▶ Problem description: Give back only the lines from the one that contains "Recreate this image" through the one that contains "const mLeft = 104, mTop", word for word and without images.
------------------------------
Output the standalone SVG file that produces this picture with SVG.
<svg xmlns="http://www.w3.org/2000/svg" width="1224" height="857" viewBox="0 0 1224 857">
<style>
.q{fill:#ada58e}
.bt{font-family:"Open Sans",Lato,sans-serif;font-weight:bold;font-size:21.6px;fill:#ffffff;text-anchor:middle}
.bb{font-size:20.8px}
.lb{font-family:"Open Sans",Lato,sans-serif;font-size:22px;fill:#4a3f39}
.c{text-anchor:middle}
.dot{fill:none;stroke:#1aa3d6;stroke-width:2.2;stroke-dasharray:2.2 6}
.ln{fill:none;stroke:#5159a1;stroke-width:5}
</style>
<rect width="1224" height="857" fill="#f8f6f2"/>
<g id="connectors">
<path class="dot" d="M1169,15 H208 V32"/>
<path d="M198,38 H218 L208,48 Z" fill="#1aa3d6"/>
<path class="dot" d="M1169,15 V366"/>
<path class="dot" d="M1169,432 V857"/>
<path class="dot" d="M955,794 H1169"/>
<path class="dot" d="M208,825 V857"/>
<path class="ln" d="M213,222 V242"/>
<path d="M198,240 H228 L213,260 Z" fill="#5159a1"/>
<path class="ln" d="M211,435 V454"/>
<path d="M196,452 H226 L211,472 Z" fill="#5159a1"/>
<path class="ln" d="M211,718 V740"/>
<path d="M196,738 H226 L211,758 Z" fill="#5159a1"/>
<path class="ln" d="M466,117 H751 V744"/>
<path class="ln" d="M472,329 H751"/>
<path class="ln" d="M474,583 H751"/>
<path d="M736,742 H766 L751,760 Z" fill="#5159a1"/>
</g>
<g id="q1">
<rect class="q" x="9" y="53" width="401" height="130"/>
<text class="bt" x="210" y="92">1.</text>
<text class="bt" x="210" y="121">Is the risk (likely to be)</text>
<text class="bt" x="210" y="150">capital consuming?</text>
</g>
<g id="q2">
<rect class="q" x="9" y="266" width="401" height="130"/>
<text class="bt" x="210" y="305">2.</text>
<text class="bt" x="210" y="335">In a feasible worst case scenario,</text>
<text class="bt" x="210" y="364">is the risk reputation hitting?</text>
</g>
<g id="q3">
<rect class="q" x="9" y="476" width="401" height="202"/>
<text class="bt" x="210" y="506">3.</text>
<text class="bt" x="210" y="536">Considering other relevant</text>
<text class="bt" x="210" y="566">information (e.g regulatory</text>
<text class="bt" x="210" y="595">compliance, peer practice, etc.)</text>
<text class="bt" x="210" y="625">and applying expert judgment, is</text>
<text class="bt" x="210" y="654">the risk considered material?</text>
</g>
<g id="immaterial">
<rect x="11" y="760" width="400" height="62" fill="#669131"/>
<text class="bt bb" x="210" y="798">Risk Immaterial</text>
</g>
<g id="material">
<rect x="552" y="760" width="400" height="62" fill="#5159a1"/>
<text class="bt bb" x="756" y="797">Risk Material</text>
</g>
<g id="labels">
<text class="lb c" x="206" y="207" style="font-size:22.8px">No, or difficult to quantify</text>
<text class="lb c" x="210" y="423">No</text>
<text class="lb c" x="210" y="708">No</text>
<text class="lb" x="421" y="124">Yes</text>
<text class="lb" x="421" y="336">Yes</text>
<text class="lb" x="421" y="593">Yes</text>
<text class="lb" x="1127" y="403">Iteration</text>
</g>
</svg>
------------------------------
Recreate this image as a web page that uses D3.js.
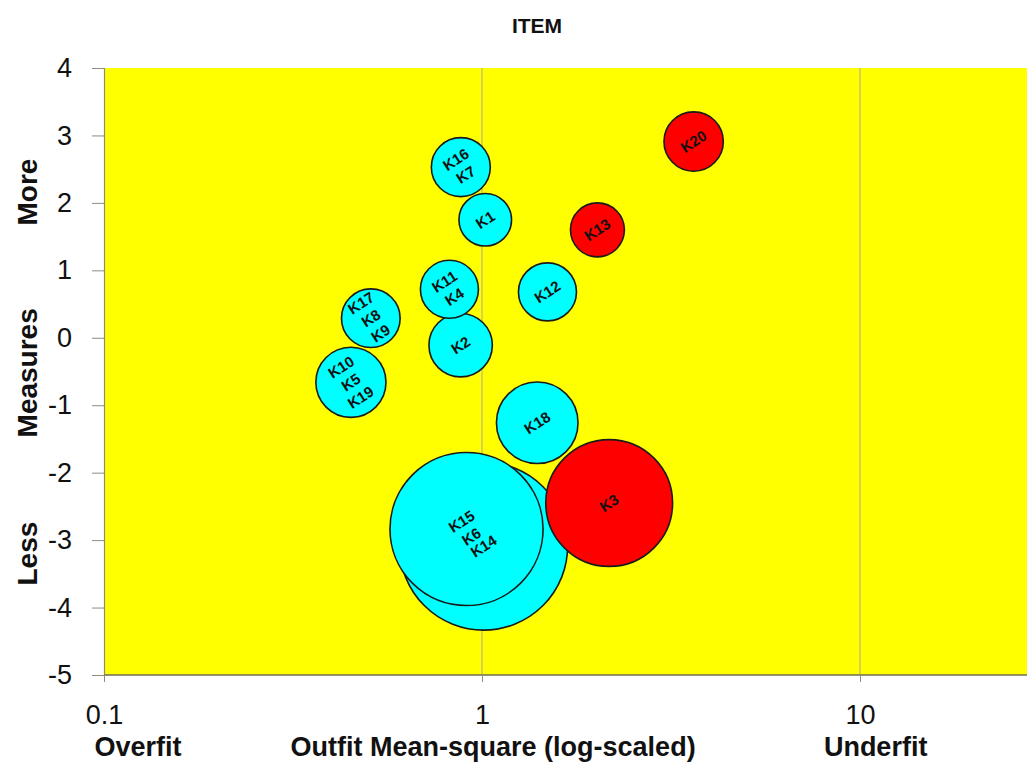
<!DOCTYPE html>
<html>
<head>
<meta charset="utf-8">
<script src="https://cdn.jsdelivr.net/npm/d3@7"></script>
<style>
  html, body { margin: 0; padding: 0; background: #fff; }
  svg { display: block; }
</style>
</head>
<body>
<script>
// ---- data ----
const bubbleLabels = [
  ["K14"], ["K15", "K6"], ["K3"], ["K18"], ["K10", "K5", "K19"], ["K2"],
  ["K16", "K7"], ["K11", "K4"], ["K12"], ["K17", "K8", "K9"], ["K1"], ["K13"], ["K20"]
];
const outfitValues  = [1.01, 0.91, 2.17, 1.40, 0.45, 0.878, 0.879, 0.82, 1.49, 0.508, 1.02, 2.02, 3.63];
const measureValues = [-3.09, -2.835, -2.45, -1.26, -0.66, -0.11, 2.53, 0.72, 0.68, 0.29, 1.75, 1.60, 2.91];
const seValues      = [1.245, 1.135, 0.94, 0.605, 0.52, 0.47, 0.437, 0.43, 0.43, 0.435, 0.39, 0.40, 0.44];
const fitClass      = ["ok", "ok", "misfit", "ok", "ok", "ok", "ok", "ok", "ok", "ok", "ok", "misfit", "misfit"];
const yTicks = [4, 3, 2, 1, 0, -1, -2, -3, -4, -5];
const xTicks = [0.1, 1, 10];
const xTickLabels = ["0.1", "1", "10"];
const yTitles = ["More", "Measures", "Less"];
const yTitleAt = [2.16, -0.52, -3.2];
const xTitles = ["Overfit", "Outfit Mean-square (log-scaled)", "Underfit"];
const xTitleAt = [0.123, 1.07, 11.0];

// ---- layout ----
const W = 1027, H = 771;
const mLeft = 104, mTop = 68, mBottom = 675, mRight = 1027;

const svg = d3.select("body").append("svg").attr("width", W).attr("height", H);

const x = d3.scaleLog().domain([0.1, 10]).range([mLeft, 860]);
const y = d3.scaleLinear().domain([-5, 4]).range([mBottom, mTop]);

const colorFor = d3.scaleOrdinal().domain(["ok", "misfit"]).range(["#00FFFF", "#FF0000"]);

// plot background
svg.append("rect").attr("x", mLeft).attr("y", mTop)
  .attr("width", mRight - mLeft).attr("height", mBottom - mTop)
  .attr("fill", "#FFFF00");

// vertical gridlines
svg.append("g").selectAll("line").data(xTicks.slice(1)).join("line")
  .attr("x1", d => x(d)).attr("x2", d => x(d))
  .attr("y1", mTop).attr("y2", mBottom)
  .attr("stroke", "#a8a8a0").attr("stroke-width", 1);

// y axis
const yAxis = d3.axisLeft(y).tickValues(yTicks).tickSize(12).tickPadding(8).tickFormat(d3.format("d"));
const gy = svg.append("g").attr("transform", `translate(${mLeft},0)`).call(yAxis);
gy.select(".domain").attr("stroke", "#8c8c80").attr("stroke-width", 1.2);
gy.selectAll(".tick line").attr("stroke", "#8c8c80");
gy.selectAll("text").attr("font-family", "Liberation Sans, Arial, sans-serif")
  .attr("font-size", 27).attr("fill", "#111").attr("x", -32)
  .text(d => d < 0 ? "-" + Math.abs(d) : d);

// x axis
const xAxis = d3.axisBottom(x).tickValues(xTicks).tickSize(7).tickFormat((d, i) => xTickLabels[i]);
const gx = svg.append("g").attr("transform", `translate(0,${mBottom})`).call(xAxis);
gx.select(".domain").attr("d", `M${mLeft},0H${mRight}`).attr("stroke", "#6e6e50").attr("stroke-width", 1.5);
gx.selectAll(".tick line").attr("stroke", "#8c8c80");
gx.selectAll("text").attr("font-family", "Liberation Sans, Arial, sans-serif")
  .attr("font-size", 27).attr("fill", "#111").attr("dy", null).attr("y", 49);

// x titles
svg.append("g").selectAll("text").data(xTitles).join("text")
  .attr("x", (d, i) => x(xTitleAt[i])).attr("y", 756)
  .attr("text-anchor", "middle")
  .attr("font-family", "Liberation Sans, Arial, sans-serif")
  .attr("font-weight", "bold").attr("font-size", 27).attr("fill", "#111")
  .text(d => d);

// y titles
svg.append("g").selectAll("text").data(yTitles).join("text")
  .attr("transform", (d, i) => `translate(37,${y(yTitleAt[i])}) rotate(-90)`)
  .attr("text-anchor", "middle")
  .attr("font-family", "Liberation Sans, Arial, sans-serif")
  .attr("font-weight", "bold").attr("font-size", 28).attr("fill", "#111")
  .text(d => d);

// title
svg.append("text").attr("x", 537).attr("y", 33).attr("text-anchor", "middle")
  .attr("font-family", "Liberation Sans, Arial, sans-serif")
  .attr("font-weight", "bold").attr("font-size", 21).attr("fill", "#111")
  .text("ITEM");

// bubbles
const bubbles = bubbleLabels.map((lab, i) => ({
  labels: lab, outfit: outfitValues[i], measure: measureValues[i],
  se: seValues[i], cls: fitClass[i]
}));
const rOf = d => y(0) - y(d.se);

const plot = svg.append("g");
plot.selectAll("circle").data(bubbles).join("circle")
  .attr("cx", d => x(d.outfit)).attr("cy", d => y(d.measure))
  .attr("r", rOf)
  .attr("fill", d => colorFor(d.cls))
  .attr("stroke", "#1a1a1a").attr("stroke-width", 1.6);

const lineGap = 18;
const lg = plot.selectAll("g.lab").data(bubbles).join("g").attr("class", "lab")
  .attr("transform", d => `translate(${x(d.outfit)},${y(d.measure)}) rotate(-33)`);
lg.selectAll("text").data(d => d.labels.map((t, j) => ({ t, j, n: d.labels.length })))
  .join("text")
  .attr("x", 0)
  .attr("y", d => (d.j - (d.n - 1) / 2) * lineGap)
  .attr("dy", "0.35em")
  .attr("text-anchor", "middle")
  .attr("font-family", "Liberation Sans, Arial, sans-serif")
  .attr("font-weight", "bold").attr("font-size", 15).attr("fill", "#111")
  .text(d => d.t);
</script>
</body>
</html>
------------------------------
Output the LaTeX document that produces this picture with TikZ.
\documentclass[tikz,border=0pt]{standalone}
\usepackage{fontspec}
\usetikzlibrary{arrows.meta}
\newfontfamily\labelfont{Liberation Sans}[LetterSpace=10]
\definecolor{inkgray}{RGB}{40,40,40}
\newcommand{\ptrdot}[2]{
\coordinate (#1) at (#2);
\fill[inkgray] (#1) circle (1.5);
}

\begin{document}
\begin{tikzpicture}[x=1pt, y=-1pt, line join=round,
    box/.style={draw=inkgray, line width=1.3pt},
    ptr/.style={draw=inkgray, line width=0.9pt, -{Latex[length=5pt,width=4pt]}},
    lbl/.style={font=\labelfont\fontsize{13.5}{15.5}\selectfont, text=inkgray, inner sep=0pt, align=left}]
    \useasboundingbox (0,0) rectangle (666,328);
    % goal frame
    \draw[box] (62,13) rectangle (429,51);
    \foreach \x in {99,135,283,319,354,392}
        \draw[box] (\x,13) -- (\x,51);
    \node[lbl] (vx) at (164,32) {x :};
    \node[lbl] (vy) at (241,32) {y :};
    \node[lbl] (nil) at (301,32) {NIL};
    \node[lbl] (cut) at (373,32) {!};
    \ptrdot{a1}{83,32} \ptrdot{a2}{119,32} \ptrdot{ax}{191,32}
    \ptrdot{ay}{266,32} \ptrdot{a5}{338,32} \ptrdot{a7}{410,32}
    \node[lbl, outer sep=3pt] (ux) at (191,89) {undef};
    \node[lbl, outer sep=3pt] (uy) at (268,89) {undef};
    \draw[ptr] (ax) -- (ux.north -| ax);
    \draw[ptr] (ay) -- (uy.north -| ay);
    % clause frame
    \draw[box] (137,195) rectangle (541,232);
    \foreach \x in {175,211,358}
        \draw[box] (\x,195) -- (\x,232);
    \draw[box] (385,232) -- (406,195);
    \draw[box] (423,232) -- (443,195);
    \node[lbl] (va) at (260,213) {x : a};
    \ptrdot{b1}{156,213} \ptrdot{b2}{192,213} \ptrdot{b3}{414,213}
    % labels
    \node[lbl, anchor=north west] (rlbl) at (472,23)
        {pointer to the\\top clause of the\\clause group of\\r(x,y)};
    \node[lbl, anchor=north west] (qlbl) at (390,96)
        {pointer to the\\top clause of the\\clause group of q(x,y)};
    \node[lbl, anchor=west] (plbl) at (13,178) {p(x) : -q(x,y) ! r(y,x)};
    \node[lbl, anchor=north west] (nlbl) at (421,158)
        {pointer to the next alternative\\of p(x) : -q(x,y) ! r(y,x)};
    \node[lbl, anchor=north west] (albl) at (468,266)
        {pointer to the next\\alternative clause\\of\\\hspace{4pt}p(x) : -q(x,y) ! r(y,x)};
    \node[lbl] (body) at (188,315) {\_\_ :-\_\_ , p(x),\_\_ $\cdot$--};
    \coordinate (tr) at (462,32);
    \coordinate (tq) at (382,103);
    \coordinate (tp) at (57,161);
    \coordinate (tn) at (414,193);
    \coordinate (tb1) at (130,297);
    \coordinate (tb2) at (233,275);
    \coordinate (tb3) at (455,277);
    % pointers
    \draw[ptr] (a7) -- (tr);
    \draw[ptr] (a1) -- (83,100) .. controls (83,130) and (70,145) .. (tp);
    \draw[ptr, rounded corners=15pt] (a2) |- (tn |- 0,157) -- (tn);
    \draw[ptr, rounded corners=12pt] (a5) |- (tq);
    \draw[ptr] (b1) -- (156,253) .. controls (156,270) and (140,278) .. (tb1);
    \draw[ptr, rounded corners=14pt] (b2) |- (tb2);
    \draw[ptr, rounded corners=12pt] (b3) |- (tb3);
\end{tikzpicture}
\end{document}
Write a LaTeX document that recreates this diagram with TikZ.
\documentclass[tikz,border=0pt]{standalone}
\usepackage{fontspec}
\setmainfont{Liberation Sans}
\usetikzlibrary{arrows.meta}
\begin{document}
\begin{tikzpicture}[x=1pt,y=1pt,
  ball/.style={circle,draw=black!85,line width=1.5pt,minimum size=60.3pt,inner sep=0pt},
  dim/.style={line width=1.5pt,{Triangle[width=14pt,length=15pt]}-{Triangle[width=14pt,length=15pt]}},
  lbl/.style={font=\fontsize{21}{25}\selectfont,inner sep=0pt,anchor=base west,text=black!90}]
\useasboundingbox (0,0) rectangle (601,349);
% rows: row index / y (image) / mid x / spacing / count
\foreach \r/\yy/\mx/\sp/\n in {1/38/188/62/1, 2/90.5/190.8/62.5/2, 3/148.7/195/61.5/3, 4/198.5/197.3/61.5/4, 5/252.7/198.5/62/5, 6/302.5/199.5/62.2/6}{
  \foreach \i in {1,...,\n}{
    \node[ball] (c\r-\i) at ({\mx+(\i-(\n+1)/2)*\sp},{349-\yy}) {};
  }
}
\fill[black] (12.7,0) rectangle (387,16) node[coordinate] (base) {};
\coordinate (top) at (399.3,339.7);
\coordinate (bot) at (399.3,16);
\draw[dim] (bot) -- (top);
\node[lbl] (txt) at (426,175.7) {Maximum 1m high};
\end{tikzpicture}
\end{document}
------------------------------
▶ The result:
Recreate this image as a web page that uses D3.js.
<!DOCTYPE html>
<html>
<head>
<meta charset="utf-8">
<script src="https://cdn.jsdelivr.net/npm/d3@7"></script>
<style>
  html, body { margin: 0; padding: 0; background: #fff; }
  svg { display: block; }
</style>
</head>
<body>
<script>
// ---- data ----
const bubbleLabels = [
  ["K14"], ["K15", "K6"], ["K3"], ["K18"], ["K10", "K5", "K19"], ["K2"],
  ["K16", "K7"], ["K11", "K4"], ["K12"], ["K17", "K8", "K9"], ["K1"], ["K13"], ["K20"]
];
const outfitValues  = [1.01, 0.91, 2.17, 1.40, 0.45, 0.878, 0.879, 0.82, 1.49, 0.508, 1.02, 2.02, 3.63];
const measureValues = [-3.09, -2.835, -2.45, -1.26, -0.66, -0.11, 2.53, 0.72, 0.68, 0.29, 1.75, 1.60, 2.91];
const seValues      = [1.245, 1.135, 0.94, 0.605, 0.52, 0.47, 0.437, 0.43, 0.43, 0.435, 0.39, 0.40, 0.44];
const fitClass      = ["ok", "ok", "misfit", "ok", "ok", "ok", "ok", "ok", "ok", "ok", "ok", "misfit", "misfit"];
const yTicks = [4, 3, 2, 1, 0, -1, -2, -3, -4, -5];
const xTicks = [0.1, 1, 10];
const xTickLabels = ["0.1", "1", "10"];
const yTitles = ["More", "Measures", "Less"];
const yTitleAt = [2.16, -0.52, -3.2];
const xTitles = ["Overfit", "Outfit Mean-square (log-scaled)", "Underfit"];
const xTitleAt = [0.123, 1.07, 11.0];

// ---- layout ----
const W = 1027, H = 771;
const mLeft = 104, mTop = 68, mBottom = 675, mRight = 1027;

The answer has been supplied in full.